Dynamic partition pruning

Does Dremio support dynamic partition pruning on reflections?

I have a virtual dataset called “my_detail_view” which has a raw reflection on it that is partitioned by effective_date.

In the below query the values for effective_date are supplied explicitly and judging by the Input Record counts on the Job overview, dremio loads only the data for the partitions with the effective_date ‘20190118’, ‘20190117’ which is an expected number of records.

	select distinct r.effective_date, r.source
	from "NAS_POC".my_detail_view r
	where r.effective_date in ('20190118', '20190117')

Input Bytes: 573.60 MB
Input Records: 25,934,501

However, in the the below query, the value of the effective_date is retrieved dynamically from a subquery (which returns values ‘20190118’, ‘20190117’). In this case however, dremio loads all the data into memory rather than just for the partitions which utilizes significantly more memory and takes longer to run.

	select distinct r.effective_date, r.source
	from "NAS_POC".my_detail_view r
	where r.effective_date in (select effective_date from NAS_POC."dates") 
Input Bytes: 4.78 GB
Input Records: 221,172,150
1 Like

I’m afraid not at the moment. As partition pruning is done during planning, partition values have to be known before execution.

hi @laurent

Is this a feature that is planned to be implemented in dremio at some point? Is there an alternative way you would suggest?

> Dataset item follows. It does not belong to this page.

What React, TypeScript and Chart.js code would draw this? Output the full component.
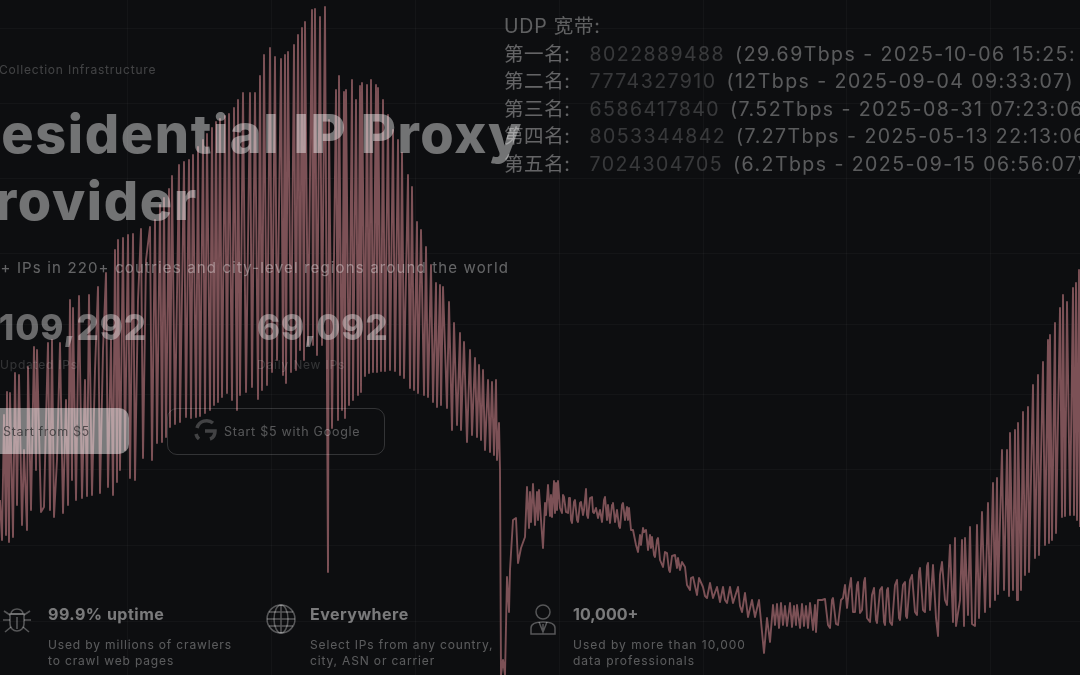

Our use case is running a report from tableau which needs data from a dataset for a dynamic set of dates based on another query. Even though we created a reflection with a partition on the effective_date, dremio will not take advantage of it in this case and loads all records into memory. The effect is that more memory is needed for the query to run and sometimes hits memory limits we have.

1 Like

It might be implemented at some point, although it’s not on our immediate roadmap at the moment. Unfortunately I don’t have an alternative to offer you.

I have very similar use case, where most of my users are doing time-series analysis. My data is stored in ADLS, partitioned (sub-folders) based on YYYY, MM, DD. The date range for specific analysis is stored in a separate PDS/VDS, which I wanted to use as a sub-query to pick the relevant time-window (hoping the partition pruning will work). When I use literal values, partition pruning works great, but same values through a sub-query goes for a full-scan.

In such scenarios, if I go with simple sub-query or a join, not being able to use partition pruning is part of the approach. But, if I use Common Table Expression (CTE) to determine temporary named result, I was hoping if the query execution plan can be broken into 2 parts; part 1 evaluates every CTE (wherever there are CTEs) and then part 2 receives input from part 1 and plans main SQL.

@sbyte When you use sub query, partition pruning is achieved by using run time filtering. Are you able to send the profile as we can look to see how effective runtime filtering was?